Short Abstract for the RFP Proposal: The Interactive Linguistics Databases Project

Historically, the Department of Linguistics has tended to concentrate its teaching efforts on its undergraduate majors and graduate students. In the past few years, in keeping with College- and University-wide initiatives, Linguistics has been renewing and extending its commitment to the lower division/general education components of our program.

A basic part of a linguistic syllabus remains the classic problem set. A typical linguistics problem involves a small set of data from one or a small number of languages, carefully chosen to explicate a particular point or provide practice in a particular analytical method. While the utility of such exercises cannot be denied, their fundamental artificiality imposes some limits on their pedagogical utility. Compared to what linguists actually do, the data problems which we typically give to beginning students are almost like crossword puzzles, with preselected and formatted data and a set of clues designed to lead the student to a particular solution. Actual research by linguistic scholars does not start with preselected data, carefully extracted from any larger linguistic context.

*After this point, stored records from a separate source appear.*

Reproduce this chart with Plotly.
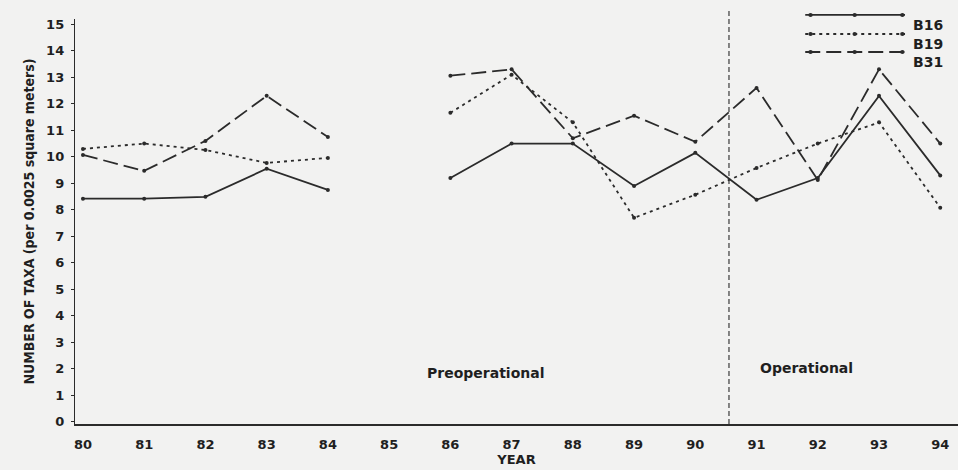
import plotly.graph_objects as go

# Sampling years and number of taxa per station (no samples in 1985)
years = [80, 81, 82, 83, 84, 85, 86, 87, 88, 89, 90, 91, 92, 93, 94]
b16 = [8.42, 8.42, 8.49, 9.55, 8.75, None, 9.2, 10.5, 10.5, 8.9, 10.15, 8.38, 9.2, 12.3, 9.3]
b19 = [10.3, 10.5, 10.26, 9.77, 9.96, None, 11.66, 13.1, 11.3, 7.7, 8.57, 9.58, 10.5, 11.3, 8.08]
b31 = [10.07, 9.47, 10.6, 12.3, 10.75, None, 13.06, 13.3, 10.7, 11.55, 10.57, 12.6, 9.13, 13.3, 10.5]
stations = ["B16", "B19", "B31"]
dashes = ["solid", "3px,4px", "15px,6px"]
y_ticks = list(range(0, 16))
x_ticks = years
plant_start = 90.55  # start of operational period

ink = "#2b2b2b"
text_ink = "#1f1f1f"
font_family = "DejaVu Sans, Liberation Sans, sans-serif"
cond_family = "DejaVu Sans Condensed, DejaVu Sans, sans-serif"


def bold(size, family=font_family):
    return dict(size=size, color=text_ink, family=family, weight="bold")


fig = go.Figure()
for name, vals, dash in zip(stations, [b16, b19, b31], dashes):
    fig.add_trace(go.Scatter(
        x=years, y=vals, name=name, mode="lines+markers",
        line=dict(color=ink, width=1.8, dash=dash),
        marker=dict(color=ink, size=4),
        connectgaps=False, showlegend=False,
    ))

# operational boundary
fig.add_shape(type="line", xref="x", yref="paper", x0=plant_start, x1=plant_start,
              y0=0, y1=1.02, line=dict(color=ink, width=1.1, dash="5px,3px"))

# period labels
fig.add_annotation(x=86.57, y=1.85, xref="x", yref="y", text="Preoperational",
                   showarrow=False, font=bold(14))
fig.add_annotation(x=91.02, y=2.05, xref="x", yref="y", text="Operational",
                   xanchor="left", showarrow=False, font=bold(14))

# hand-drawn key with long line samples
key_x0, key_xm, key_x1, key_tx = 0.827, 0.883, 0.94, 0.947
key_rows = [1.01, 0.963, 0.9185]
for name, dash, ky in zip(stations, dashes, key_rows):
    fig.add_shape(type="line", xref="paper", yref="paper", x0=key_x0, x1=key_x1,
                  y0=ky, y1=ky, line=dict(color=ink, width=1.8, dash=dash))
    for kx in (key_x0 + 0.006, key_xm, key_x1 - 0.003):
        fig.add_shape(type="circle", xref="paper", yref="paper",
                      x0=kx - 0.0025, x1=kx + 0.0025, y0=ky - 0.005, y1=ky + 0.005,
                      fillcolor=ink, line=dict(color=ink, width=0))
    fig.add_annotation(x=key_tx, y=ky, xref="paper", yref="paper", text=name,
                       xanchor="left", showarrow=False, font=bold(14))

fig.update_layout(
    width=958, height=470,
    margin=dict(l=75, r=0, t=19, b=46),
    paper_bgcolor="#f2f2f1", plot_bgcolor="#f2f2f1",
    font=dict(family=font_family, color=text_ink, size=12),
    xaxis=dict(
        range=[79.87, 94.29], tickmode="array", tickvals=x_ticks,
        ticktext=[str(v) for v in x_ticks], showgrid=False, zeroline=False,
        showline=True, linecolor=ink, linewidth=1.6, ticks="",
        ticklabelstandoff=8,
        tickfont=bold(13),
        title=dict(text="YEAR", font=bold(13), standoff=0),
    ),
    yaxis=dict(
        range=[-0.08, 15.2], tickmode="array", tickvals=y_ticks,
        showgrid=False, zeroline=False, showline=True, linecolor=ink, linewidth=1.4,
        ticks="outside", ticklen=3, tickcolor=ink, ticklabelstandoff=4,
        tickfont=bold(13),
        title=dict(text="NUMBER OF TAXA (per 0.0025 square meters)",
                   font=bold(14, cond_family), standoff=8),
    ),
)

fig.write_html("out.html")
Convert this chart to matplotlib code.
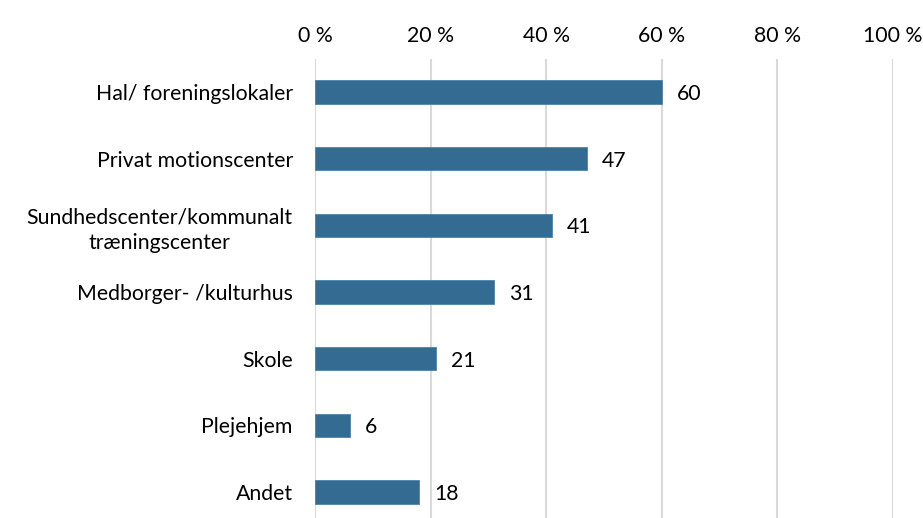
import matplotlib

matplotlib.use("Agg")
import matplotlib.pyplot as plt
from matplotlib.ticker import FuncFormatter

categories = [
    "Hal/ foreningslokaler",
    "Privat motionscenter",
    "Sundhedscenter/kommunalt\ntræningscenter",
    "Medborger- /kulturhus",
    "Skole",
    "Plejehjem",
    "Andet",
]
values = [60, 47, 41, 31, 21, 6, 18]
x_ticks = [0, 20, 40, 60, 80, 100]

plt.rcParams["font.family"] = ["Lato", "DejaVu Sans"]
FS = 15.3

fig = plt.figure(figsize=(9.23, 5.18), dpi=100)
ax = fig.add_axes([315 / 923, 0, (893 - 315) / 923, 1 - 58.7 / 518])

positions = list(range(len(categories)))
ax.barh(positions, values, height=0.35, color="#336B93", edgecolor="#4D83AA",
        linewidth=0.6, zorder=3)

for y, v in zip(positions, values):
    ax.text(v + 2.6, y + 0.03, f"{v}", va="center", ha="left", fontsize=FS,
            color="black")

ax.set_xlim(0, 100)
ax.set_ylim(6.39, -0.5)
ax.set_xticks(x_ticks)
ax.xaxis.set_major_formatter(FuncFormatter(lambda v, p: f"{int(v)} %"))
ax.xaxis.tick_top()
ax.tick_params(axis="x", length=0, pad=9.5, labelsize=FS)
ax.tick_params(axis="y", length=0, pad=16, labelsize=FS)
ax.set_yticks(positions)
ax.set_yticklabels(categories, ha="right", multialignment="center",
                   linespacing=1.35)

ax.grid(axis="x", color="#D9D9D9", linewidth=1.5, zorder=0)
ax.grid(axis="y", visible=False)
for side in ["top", "right", "bottom", "left"]:
    ax.spines[side].set_visible(False)

fig.savefig("out.png", dpi=100)
plt.close(fig)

This proposal envisions the development of a Linguistics website (The Interactive Linguistics Databases) which will include a number of features, some of them using contemporary technology to present standard material in an improved format. But the most important feature will be a coded and searchable database of material from a broad range of languages, organized so as to allow instructors to design assignments with closer resemblance to actual linguistic research. In addition to text material, links to digitized audio-video materials will provide the student with direct exposure to the original sound and context of much of the otherwise rather abstract data. Most of these databases will be used for class assignments and reasonably simple lower-division research projects. Some databases will be set up such that the students themselves can input data and comment on other student contributions. The same data can be used for a number of different assignments across diverse courses.

Most of our faculty conduct or have conducted research on relatively little-known languages, and thus have extensive primary source materials for a diverse range of languages. We intend to draw heavily on this material in creating the databases for this project. The use of primary language data from the faculty not only provides materials for instructional purposes, but brings students directly into contact with the results of faculty research. We anticipate that this will further provide opportunities for students to involve themselves more directly and individually in faculty-directed research.

This project should ultimately make the preparation of course materials more efficient and ensure greater comparability of topics and assignments across different professors. In addition to having greater contact with research materials, students attending any single course will have exposure to a richer source of data, including audio-video materials, than would be possible with materials assembled for any single class.